WORK INSTRUCTIONS> Copy each line where the word "Convert" occurs.

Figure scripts
::::::
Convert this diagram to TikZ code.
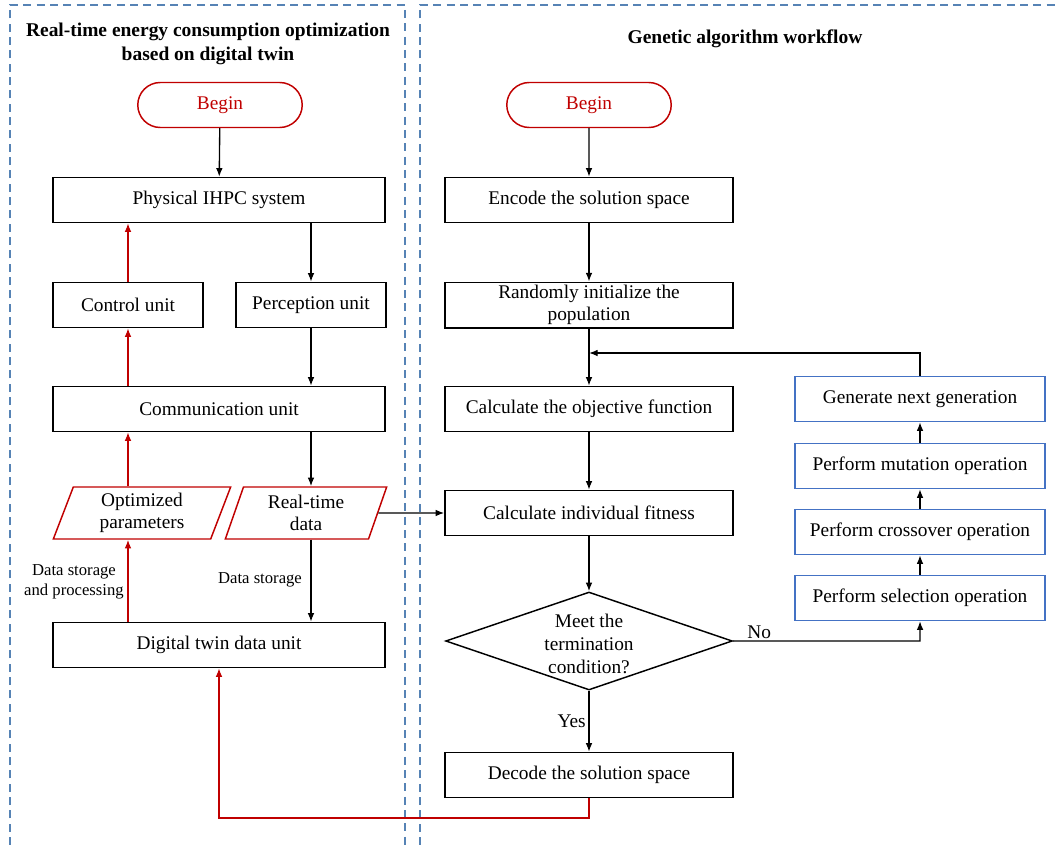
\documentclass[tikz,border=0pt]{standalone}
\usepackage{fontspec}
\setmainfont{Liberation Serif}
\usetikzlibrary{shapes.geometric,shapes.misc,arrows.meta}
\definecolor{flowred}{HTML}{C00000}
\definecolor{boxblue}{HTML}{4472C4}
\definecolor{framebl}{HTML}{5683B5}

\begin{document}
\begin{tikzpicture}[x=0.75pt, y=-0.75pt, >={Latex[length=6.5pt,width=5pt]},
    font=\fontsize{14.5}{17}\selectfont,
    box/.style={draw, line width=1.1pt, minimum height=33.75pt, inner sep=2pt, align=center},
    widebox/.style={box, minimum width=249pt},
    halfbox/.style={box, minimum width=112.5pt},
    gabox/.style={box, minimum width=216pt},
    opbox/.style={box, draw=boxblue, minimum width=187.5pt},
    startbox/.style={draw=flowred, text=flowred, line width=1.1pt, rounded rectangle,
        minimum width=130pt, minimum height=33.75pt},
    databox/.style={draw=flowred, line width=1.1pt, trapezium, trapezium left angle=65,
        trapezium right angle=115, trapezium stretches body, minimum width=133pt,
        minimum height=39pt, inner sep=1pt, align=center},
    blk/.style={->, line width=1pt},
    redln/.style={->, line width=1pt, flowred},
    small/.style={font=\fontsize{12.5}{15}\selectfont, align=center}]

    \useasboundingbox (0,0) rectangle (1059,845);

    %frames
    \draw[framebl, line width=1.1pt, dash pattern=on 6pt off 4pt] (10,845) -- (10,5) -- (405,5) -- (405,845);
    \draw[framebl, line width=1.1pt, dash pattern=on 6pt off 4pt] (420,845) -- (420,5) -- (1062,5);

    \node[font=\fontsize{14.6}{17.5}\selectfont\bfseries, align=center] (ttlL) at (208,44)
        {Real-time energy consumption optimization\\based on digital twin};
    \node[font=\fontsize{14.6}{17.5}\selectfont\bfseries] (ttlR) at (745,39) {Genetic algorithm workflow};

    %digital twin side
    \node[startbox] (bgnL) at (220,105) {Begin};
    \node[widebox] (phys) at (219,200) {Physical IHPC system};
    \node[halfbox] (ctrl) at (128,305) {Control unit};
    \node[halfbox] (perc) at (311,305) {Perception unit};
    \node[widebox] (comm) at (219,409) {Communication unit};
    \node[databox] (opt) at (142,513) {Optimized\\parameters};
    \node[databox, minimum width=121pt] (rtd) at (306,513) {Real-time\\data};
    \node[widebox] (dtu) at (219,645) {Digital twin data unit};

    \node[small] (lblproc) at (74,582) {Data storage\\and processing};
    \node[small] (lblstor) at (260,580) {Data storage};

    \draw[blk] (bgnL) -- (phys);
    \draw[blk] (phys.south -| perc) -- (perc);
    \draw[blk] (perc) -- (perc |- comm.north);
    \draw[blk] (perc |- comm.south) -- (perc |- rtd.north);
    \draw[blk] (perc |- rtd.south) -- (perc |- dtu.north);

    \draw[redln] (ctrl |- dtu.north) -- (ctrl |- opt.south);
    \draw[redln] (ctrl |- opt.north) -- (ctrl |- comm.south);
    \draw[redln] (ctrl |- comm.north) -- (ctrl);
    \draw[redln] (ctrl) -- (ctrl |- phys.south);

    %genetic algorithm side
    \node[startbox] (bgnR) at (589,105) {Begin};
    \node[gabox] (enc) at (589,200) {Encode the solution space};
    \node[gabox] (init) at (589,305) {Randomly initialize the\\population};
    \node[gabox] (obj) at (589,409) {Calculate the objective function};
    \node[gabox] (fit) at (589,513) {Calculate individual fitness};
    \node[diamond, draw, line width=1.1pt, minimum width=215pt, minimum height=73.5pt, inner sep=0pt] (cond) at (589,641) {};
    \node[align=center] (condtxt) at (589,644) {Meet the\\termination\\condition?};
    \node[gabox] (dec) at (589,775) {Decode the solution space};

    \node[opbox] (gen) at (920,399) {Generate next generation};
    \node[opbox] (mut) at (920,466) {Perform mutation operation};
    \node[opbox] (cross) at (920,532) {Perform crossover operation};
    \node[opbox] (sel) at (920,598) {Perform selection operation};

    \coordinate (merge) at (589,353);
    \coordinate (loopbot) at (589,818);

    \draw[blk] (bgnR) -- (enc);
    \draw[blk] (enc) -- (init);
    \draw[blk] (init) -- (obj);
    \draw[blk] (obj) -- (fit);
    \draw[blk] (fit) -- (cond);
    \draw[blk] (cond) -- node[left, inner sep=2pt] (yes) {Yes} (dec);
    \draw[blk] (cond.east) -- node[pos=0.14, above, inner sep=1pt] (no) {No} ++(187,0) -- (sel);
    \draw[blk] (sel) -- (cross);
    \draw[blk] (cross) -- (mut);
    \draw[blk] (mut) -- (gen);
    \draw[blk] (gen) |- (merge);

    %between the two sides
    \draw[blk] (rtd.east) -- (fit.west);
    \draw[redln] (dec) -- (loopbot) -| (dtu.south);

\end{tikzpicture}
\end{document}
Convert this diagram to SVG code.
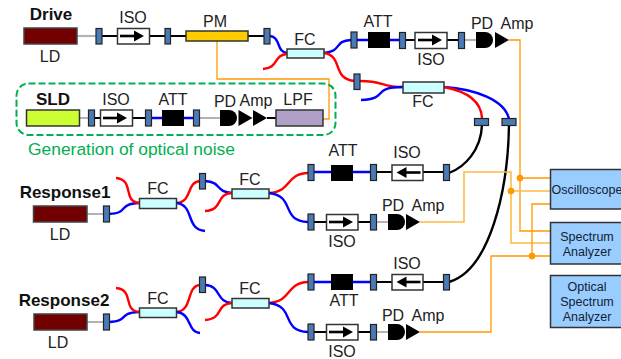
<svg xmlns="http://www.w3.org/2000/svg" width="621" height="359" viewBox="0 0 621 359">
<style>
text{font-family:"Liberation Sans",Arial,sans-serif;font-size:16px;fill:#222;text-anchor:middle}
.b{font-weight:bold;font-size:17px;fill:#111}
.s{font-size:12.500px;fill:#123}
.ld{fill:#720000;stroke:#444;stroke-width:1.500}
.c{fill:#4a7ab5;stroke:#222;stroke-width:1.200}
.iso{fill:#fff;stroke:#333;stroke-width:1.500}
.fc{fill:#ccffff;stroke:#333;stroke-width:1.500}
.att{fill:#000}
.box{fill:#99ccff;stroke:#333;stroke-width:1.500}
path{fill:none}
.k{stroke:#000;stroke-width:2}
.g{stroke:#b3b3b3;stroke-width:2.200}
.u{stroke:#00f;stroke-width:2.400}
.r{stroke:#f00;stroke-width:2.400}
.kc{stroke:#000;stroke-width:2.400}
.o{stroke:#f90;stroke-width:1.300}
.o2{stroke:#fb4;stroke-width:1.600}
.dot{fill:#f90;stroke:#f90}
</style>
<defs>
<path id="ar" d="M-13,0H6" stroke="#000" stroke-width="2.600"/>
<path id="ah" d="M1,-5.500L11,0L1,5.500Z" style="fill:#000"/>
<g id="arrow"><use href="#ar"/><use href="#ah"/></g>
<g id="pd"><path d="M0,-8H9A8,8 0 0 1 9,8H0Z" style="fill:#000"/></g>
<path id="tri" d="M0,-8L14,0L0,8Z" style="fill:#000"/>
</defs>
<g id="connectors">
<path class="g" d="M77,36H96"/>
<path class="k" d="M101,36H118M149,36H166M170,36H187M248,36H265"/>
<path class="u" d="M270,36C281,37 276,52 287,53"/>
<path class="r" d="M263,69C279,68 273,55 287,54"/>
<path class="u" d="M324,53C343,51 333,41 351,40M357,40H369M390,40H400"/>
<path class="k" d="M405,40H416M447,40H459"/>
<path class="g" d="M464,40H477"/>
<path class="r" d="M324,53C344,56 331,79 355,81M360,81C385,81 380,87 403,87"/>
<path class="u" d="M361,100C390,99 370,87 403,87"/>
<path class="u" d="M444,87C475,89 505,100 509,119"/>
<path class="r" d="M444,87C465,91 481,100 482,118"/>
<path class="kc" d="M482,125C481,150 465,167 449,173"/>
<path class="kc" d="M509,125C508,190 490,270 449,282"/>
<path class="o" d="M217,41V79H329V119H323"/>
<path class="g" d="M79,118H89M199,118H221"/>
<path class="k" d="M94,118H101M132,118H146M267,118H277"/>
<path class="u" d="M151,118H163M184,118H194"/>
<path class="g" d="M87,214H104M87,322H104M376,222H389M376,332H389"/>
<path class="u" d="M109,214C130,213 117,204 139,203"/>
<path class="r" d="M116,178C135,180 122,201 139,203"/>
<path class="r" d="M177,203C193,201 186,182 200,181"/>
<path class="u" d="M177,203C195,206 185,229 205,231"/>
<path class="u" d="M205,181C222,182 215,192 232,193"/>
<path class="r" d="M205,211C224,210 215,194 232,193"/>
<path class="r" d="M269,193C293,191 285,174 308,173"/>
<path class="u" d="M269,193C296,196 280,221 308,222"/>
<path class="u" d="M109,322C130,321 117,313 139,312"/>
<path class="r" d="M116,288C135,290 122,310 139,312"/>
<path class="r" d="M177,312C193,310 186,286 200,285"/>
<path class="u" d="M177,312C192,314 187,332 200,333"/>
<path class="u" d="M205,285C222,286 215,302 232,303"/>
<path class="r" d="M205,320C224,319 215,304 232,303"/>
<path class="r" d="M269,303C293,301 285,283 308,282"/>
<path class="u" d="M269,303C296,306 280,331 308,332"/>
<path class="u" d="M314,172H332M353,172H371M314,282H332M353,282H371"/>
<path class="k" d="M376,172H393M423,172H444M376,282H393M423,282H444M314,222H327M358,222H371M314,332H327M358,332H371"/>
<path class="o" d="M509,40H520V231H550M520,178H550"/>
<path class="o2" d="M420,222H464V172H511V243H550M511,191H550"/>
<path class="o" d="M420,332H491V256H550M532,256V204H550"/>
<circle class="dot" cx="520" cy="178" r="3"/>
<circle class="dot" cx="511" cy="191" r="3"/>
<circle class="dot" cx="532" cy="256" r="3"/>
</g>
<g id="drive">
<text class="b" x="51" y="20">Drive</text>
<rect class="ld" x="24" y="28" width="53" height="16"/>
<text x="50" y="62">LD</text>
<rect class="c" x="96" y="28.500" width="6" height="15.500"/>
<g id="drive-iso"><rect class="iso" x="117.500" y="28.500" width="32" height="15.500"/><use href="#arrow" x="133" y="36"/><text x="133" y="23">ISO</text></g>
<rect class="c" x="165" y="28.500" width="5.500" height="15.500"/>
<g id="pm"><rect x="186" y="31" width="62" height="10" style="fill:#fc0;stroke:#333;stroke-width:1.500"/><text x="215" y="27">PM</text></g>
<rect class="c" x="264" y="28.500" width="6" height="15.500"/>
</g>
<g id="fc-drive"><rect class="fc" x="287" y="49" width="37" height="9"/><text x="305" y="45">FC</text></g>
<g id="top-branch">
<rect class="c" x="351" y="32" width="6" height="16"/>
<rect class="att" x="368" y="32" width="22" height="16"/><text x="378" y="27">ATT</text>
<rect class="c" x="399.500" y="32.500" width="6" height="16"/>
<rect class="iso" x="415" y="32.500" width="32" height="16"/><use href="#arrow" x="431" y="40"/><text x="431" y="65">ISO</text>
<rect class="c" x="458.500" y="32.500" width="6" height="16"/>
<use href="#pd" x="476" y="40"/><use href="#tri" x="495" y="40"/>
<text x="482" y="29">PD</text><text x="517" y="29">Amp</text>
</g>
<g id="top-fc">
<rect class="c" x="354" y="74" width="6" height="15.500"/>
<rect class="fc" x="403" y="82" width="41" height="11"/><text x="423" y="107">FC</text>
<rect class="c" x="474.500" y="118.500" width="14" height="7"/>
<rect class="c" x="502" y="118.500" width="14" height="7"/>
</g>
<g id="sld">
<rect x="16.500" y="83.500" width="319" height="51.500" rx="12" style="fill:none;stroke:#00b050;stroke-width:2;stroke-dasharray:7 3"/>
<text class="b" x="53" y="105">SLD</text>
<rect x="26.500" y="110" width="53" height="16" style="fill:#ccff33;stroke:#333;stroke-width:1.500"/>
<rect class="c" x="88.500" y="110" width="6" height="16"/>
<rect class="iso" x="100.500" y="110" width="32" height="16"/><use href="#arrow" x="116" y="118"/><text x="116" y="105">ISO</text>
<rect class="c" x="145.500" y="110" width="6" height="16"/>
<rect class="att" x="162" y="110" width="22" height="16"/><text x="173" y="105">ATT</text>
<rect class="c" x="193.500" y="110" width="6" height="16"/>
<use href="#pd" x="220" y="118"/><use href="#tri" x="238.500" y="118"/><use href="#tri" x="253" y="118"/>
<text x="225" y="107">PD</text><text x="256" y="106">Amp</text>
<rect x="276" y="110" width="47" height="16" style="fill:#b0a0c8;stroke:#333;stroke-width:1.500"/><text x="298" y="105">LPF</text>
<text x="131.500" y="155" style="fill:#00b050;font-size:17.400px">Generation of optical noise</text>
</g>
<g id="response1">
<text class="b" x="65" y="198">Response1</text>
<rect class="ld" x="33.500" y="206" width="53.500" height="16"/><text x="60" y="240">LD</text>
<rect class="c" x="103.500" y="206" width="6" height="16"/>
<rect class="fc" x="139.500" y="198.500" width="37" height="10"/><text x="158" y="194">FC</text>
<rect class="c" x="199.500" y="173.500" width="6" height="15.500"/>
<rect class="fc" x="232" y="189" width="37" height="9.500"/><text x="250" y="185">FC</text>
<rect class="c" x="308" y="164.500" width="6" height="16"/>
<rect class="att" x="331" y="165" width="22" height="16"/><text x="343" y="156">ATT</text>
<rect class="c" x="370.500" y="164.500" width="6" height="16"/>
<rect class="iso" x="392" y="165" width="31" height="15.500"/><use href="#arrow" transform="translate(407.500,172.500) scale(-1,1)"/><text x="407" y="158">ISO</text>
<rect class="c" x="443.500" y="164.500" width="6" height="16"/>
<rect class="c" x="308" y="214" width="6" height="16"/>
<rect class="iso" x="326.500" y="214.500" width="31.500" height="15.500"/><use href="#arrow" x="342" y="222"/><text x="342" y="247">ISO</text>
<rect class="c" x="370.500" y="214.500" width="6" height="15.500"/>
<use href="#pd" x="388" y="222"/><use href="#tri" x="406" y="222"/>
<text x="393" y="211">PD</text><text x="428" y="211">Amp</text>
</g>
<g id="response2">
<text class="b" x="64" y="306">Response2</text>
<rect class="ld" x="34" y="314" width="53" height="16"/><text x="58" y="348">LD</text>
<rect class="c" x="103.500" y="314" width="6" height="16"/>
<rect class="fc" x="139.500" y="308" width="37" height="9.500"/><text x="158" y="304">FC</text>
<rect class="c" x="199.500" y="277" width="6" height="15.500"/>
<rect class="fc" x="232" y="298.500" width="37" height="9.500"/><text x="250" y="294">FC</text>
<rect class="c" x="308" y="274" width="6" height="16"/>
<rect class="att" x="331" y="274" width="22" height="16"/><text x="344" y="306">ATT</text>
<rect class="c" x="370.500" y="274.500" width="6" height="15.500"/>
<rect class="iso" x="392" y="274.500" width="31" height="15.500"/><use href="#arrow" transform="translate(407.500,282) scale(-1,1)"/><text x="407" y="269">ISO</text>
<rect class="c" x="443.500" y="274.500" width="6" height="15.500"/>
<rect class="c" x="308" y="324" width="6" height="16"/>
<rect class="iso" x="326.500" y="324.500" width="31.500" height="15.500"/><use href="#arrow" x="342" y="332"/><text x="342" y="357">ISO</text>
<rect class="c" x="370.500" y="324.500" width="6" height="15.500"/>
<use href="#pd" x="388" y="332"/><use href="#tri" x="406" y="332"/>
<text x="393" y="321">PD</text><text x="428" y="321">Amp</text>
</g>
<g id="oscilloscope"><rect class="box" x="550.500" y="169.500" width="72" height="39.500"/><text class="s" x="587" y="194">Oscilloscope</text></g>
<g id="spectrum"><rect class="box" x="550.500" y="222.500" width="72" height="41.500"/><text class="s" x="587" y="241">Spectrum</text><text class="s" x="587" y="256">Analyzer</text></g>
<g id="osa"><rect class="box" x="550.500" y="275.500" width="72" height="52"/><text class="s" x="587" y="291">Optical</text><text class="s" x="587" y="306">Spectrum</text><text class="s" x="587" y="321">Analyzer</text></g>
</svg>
::::::
COMPLETE OUTPUT>
Convert this diagram to TikZ code.
Convert this diagram to SVG code.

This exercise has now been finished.